Für touristische Abwechslung ist im Salzland bestens gesorgt. Nur wenige Autominuten von Sovata entfernt, erwartet den Besucher im Dörfchen Praid ein ganzes Tagesprogramm unter Tage. Im dortigen Salzbergwerk - 600 Tonnen Salz werden pro Tag abgebaut - tummeln sich im Sommer täglich bis zu 5 000 Schaulustige und Genesung Suchende, denn ein riesiger, zwei Hektar großer und bereits stillgelegter Salzstollen dient der Heilung von Bronchialkrankheiten. Und damit dort keine Langeweile aufkommt, gibt es mitten im Salzberg Versorgungskioske, Spielgelegenheiten für die Jüngsten, einen Sportplatz und als besondere Überraschung sogar eine kleine Kirche, mitten ins Salzgestein geschlagen, mit sonntäglichem Gottesdienst und Konzerten. Wie Geologen herausfanden, liegt Praid auf einem mächtigen Salzblock von fast zwei Kilometern Tiefe, der ausreichen könnte, um die Weltbevölkerung vierzig Jahre mit Kochsalz zu versorgen.

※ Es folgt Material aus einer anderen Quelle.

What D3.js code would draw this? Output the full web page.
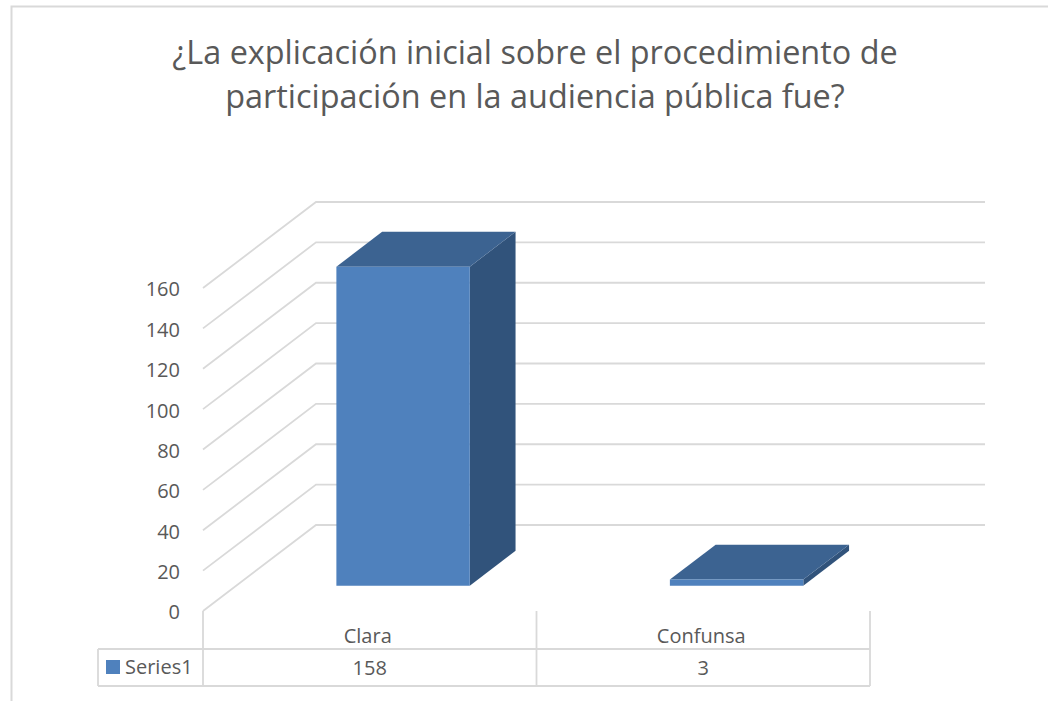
<!DOCTYPE html>
<html>
<head>
<meta charset="utf-8">
<script src="https://cdn.jsdelivr.net/npm/d3@7"></script>
<style>
	html, body { margin: 0; padding: 0; background: #fff; }
	svg { display: block; }
	text { font-family: "Open Sans", sans-serif; fill: #595959; }
	.grid { fill: none; stroke: #d9d9d9; stroke-width: 1.8px; }
</style>
</head>
<body>
<svg id="chart" width="1048" height="701"></svg>
<script>
var titleLines = ["¿La explicación inicial sobre el procedimiento de", "participación en la audiencia pública fue?"];
var categories = ["Clara", "Confunsa"];
var seriesName = "Series1";
var seriesValues = [158, 3];
var yTicks = [0, 20, 40, 60, 80, 100, 120, 140, 160];

var svg = d3.select("#chart");

//outer frame of the chart, runs off the page on the right and bottom
svg.append("path").attr("d", "M11.5,701V6.5H1048").attr("fill", "none")
	.attr("stroke", "#d9d9d9").attr("stroke-width", 2);

//title
svg.append("g").selectAll("text").data(titleLines).enter().append("text")
	.attr("x", 535).attr("y", function(d, i) { return 63.5 + i * 44.5; })
	.attr("text-anchor", "middle").style("font-size", "32.4px")
	.text(function(d) { return d; });

//front plane scales
var y = d3.scaleLinear().domain([0, 160]).range([611, 288]);
var x = d3.scaleBand().domain(categories).range([203, 870]);
//position inside a category band
var barX = d3.scaleBand().domain(["bar"]).range([0, x.bandwidth()]).paddingInner(0).paddingOuter(0.75);

//depth: 0 is the front of the floor, 1 the back wall
var depthX = d3.scaleLinear().domain([0, 1]).range([0, 113]);
var depthY = d3.scaleLinear().domain([0, 1]).range([0, -86]);
var wallRight = 985;
var barDepth = [0.295, 0.70];

//gridlines
svg.append("g").selectAll("path").data(yTicks).enter().append("path")
	.attr("class", "grid")
	.attr("d", function(d) {
		var p = d3.path();
		p.moveTo(x.range()[0], y(d));
		p.lineTo(x.range()[0] + depthX(1), y(d) + depthY(1));
		p.lineTo(wallRight, y(d) + depthY(1));
		return p.toString();
	});

//y axis labels
var yAxis = svg.append("g").attr("transform", "translate(180,1.5)")
	.call(d3.axisLeft(y).tickValues(yTicks).tickSize(0).tickPadding(0));
yAxis.select(".domain").remove();
yAxis.selectAll("text").style("font-size", "20px");

//3d bars
var bars = svg.append("g").selectAll("g").data(categories).enter().append("g");

function corners(cat, i) {
	var x0 = x(cat) + barX("bar") + depthX(barDepth[0]);
	var x1 = x0 + barX.bandwidth();
	var y0 = y(0) + depthY(barDepth[0]);
	var y1 = y(seriesValues[i]) + depthY(barDepth[0]);
	var dx = depthX(barDepth[1] - barDepth[0]);
	var dy = depthY(barDepth[1] - barDepth[0]);
	return { x0: x0, x1: x1, y0: y0, y1: y1, dx: dx, dy: dy };
}

//right side
bars.append("path").attr("fill", "#31537b").attr("d", function(d, i) {
	var c = corners(d, i);
	return "M" + [c.x1, c.y0] + "L" + [c.x1, c.y1] + "L" + [c.x1 + c.dx, c.y1 + c.dy] + "L" + [c.x1 + c.dx, c.y0 + c.dy] + "Z";
});
//top
bars.append("path").attr("fill", "#3c6391").attr("d", function(d, i) {
	var c = corners(d, i);
	return "M" + [c.x0, c.y1] + "L" + [c.x0 + c.dx, c.y1 + c.dy] + "L" + [c.x1 + c.dx, c.y1 + c.dy] + "L" + [c.x1, c.y1] + "Z";
});
//front
bars.append("path").attr("fill", "#4f81bd").attr("d", function(d, i) {
	var c = corners(d, i);
	return "M" + [c.x0, c.y0] + "L" + [c.x0, c.y1] + "L" + [c.x1, c.y1] + "L" + [c.x1, c.y0] + "Z";
});

//data table
var tableLeft = 98, rowTop = 649, rowBottom = 686;
var table = svg.append("g").attr("stroke", "#d9d9d9").attr("stroke-width", 1.8).attr("fill", "none");
table.append("path").attr("d", "M" + tableLeft + "," + rowTop + "H" + x.range()[1] + "M" + tableLeft + "," + rowBottom + "H" + x.range()[1] + "M" + tableLeft + "," + rowTop + "V" + rowBottom);
table.selectAll(".sep").data([203, 536.5, 870]).enter().append("path").attr("class", "sep")
	.attr("d", function(d) { return "M" + d + "," + y(0) + "V" + rowBottom; });

svg.append("rect").attr("x", 106).attr("y", 660).attr("width", 14).attr("height", 14).attr("fill", "#4f81bd");
svg.append("text").attr("x", 125).attr("y", 674).style("font-size", "20px").text(seriesName);

svg.append("g").selectAll("text").data(categories).enter().append("text")
	.attr("x", function(d) { return x(d) + x.bandwidth() / 2 - 2; }).attr("y", 643)
	.attr("text-anchor", "middle").style("font-size", "20px")
	.text(function(d) { return d; });

svg.append("g").selectAll("text").data(seriesValues).enter().append("text")
	.attr("x", function(d, i) { return x(categories[i]) + x.bandwidth() / 2; }).attr("y", 675)
	.attr("text-anchor", "middle").style("font-size", "20px")
	.text(function(d) { return d; });
</script>
</body>
</html>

Ganz andere Überraschungen erwarten den Entdeckungsfreudigen in der benachbarten Ortschaft Corund - nämlich an der Dorfstraße ein Souvenirladen am anderen. Durch das Töpferhandwerk seit langem bekannt, verlockt vielfältig-buntfarbene Keramik, verbunden mit einem netten Plausch und hausgemachtem Blaubeerlikör, zum Kaufrausch. Auch Korbflechtarbeiten, wollene Pullover und - als örtliche Besonderheit - Hüte, Täschchen und Untersetzer aus Zunder, einem bearbeiteten Baumpilz, entstehen unter den fleißigen Händen der Einwohner.

Wer seinen Kur- oder Erholungsurlaub im Salzland mit städtischem Leben und erlebter Geschichte verbinden möchte, dem ist ein Ausflug nach Neumarkt am Mieresch oder Schäßburg (Sighișoara) zu empfehlen.

Schäßburg mit seinen 36 000 Einwohnern inmitten hügelig-malerischer Landschaft versetzt uns mit der historischen, frisch renovierten Innenstadt - übrigens auch mit deutscher Hilfe - mit einem Schlag ins Mittelalter. Enge Gassen, barocke Häuserzeilen, trutzige Wehrtürme und eine gut erhaltene Stadtmauer prägen das Gesicht des "siebenbürgischen Rothenburg ob der Tauber" rund um den Burgberg. Einprägsames Wahrzeichen - der Stund(en)turm aus dem 14. Jahrhundert mit seinen vier Ecktürmchen, die im Mittelalter weithin sichtbar von der Autonomie der Stadt kündeten. Seinen Namen hat der 64 Meter hohe Turm von der Uhr mit Figurenwerk, das Stunden und Wochentage anzeigt.

Eine touristisch einträgliche Legende besagt zwar, dass Vlad Țepeș (Dracula) 1431 in Schäßburg im heutigen Vlad-Dracul-Haus, unweit des Stundturms, geboren sei. Das stimmt nicht. Nachweislich in Schäßburg gelebt hat dagegen zu Beginn des 20. Jahrhunderts der siebenbürgisch-sächsische Physiker und Raumfahrtpionier Hermann Oberth, der bereits 1917 eine mit Alkohol und Sauerstoff betriebene Rakete entwarf. Einer seiner bekanntesten Schüler war später Wernher von Braun.